In 15 seasons, Bassler appeared in 1,525 games in the PCL, compiled .321 batting average with 1,353 hits, 533 runs scored, and 198 doubles. In 1943, he was one of the inaugural inductees into the Pacific Coast League Hall of Fame.

===Major league coach===
On November 28, 1937, Bassler was hired as a coach and chief assistant to new Cleveland Indians manager Ossie Vitt, a former Detroit teammate of Bassler. Bassler remained with Cleveland from 1938 to 1940. He has been credited with helping Bob Feller, who had won no more than nine games in his first two major league seasons. In three years working with Bassler, Feller won 68 games and led the American League in wins and strikeouts in both 1939 and 1940.

During the 1940 season, Bassler was the second in command under Vitt. Vitt was a tough man to get along with and became embroiled in a player revolt by the 1940 team that became known as the "Cleveland Crybabies." In his autobiography, Feller wrote that the players decided to stop dealing with Vitt and work instead with Bassler. "We decided to go around Vitt. We worked with his coaches, mostly with his number two man, Johnny Bassler. We were doing what people in a lot of organizations with management problems do: ignore the top guy and work with the second in command."

On December 7, 1940, Bassler was hired as a coach for the St. Louis Browns and was given the responsibility of working with the pitchers. He was released by the Browns on June 6, 1941, after spending less than one season with the club.

==Family and later years==
Bassler was married to Margaret Bassler. They had four children, Barbara (born c. 1922), Sally (born c. 1925), John (born c. 1929), and James (born 1933). During and after his playing career was over, Bassler lived in Santa Monica, California, and later in Malibu, California.

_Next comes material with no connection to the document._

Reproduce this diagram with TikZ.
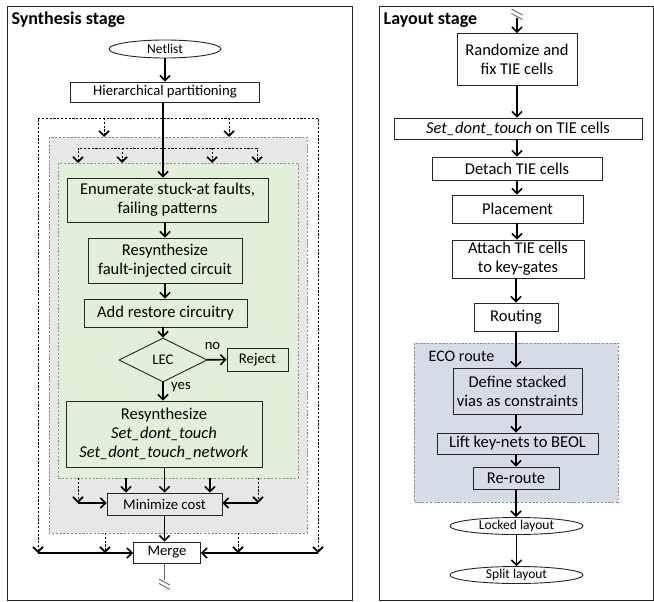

After retiring from baseball, and during the offseason during his years in baseball, Bassler spent much of his time hooking rugs. Bassler would take old silk stockings and dye them in pots on the stove. He would then cut them in strips and hook them into silk rugs. In the 1940s, Bassler bought 48 acre in Latigo Canyon in Malibu for $75 an acre; he drove to the property on weekends and planted plants. He also built a house on the property, using discarded tile from a Malibu tile company and wood from the demolition of the Venice Pier. Bassler also collected materials from his job at the 20th Century Fox movie lot in Century City. According to his son, the studio job was "mainly to get building supplies." After a project, the sets would be torn down and burned. Bassler saw an opportunity to obtain materials from discarded sets to help build his house in Latigo Canyon. Bassler's son joked that their house went up bit by bit with pieces from Hollywood sets, including the front door from a Gene Tierney film Leave Her to Heaven, and the back of the house (in Chinese style) from Gregory Peck's The Keys of the Kingdom.

Bassler coached Bob Feller before Feller entered the military during World War II, and the two became friends. When Feller got out of the military, Bassler took him on a tour of the studio. Alfred Hitchcock knew of Feller and let him sit in on the shooting of the film Lifeboat.

Bassler died in 1979 in Santa Monica at age 84. He was buried at Woodlawn Cemetery in Santa Monica.

His youngest child, James Bassler, became a renowned weaver and fiber artist and a professor at the UCLA School of Arts and Architecture.